(Source code of charts)
• • • •
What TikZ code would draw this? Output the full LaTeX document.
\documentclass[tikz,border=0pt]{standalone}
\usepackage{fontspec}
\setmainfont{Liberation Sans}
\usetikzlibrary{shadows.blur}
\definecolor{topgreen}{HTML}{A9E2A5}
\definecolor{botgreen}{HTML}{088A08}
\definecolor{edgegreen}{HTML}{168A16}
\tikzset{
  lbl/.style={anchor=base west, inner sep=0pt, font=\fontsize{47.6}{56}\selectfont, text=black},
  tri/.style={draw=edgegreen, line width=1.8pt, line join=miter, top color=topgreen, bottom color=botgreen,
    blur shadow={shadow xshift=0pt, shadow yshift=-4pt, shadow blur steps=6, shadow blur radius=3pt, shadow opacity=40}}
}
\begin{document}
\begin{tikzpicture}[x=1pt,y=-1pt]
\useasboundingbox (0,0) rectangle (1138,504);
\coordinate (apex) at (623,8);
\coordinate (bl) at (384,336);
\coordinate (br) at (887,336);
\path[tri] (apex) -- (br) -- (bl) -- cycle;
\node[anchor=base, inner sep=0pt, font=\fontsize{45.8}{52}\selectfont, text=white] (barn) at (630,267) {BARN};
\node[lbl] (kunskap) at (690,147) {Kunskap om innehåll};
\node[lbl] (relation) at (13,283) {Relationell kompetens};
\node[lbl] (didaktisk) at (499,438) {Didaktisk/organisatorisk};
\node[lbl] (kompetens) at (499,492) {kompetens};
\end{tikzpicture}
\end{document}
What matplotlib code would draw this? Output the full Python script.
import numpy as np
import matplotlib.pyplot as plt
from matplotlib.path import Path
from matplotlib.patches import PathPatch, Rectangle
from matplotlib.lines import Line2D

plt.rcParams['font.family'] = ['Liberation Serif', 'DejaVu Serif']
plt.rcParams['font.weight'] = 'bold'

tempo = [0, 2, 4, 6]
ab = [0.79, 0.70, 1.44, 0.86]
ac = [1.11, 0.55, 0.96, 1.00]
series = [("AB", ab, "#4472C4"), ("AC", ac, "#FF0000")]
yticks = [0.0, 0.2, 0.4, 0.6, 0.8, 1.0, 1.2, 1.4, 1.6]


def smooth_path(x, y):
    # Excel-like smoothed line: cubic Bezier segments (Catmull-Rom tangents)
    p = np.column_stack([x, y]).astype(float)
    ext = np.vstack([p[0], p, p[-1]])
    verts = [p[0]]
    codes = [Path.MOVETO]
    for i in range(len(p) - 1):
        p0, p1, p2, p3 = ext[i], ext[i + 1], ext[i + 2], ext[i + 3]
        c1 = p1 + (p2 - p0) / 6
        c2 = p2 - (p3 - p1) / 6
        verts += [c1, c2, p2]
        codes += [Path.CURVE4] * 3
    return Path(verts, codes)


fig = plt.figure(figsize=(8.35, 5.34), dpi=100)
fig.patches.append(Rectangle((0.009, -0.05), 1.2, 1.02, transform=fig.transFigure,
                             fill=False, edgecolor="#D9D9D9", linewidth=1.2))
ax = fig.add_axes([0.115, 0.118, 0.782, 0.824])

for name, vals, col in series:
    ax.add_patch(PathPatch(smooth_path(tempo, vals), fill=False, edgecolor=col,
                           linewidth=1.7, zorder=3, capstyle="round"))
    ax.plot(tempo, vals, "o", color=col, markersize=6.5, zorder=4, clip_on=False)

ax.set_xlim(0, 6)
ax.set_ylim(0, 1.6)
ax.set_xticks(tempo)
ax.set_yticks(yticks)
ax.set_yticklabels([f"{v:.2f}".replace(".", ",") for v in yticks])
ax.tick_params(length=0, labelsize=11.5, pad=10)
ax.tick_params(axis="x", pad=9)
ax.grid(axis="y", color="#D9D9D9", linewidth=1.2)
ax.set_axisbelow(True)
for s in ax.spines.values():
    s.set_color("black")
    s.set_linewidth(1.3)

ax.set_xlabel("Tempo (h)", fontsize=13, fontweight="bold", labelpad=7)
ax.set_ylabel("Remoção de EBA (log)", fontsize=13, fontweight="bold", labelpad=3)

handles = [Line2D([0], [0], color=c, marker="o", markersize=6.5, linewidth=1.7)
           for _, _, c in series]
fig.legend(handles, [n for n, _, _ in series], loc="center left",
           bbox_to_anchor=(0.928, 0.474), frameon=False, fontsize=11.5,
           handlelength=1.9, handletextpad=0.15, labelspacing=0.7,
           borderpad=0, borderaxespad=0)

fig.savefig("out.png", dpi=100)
• • • •
| Aim of the task |
Go through the records and pull out each line that includes the word "would".

| Result of the task |
What TikZ code would draw this? Output the full LaTeX document.
What matplotlib code would draw this? Output the full Python script.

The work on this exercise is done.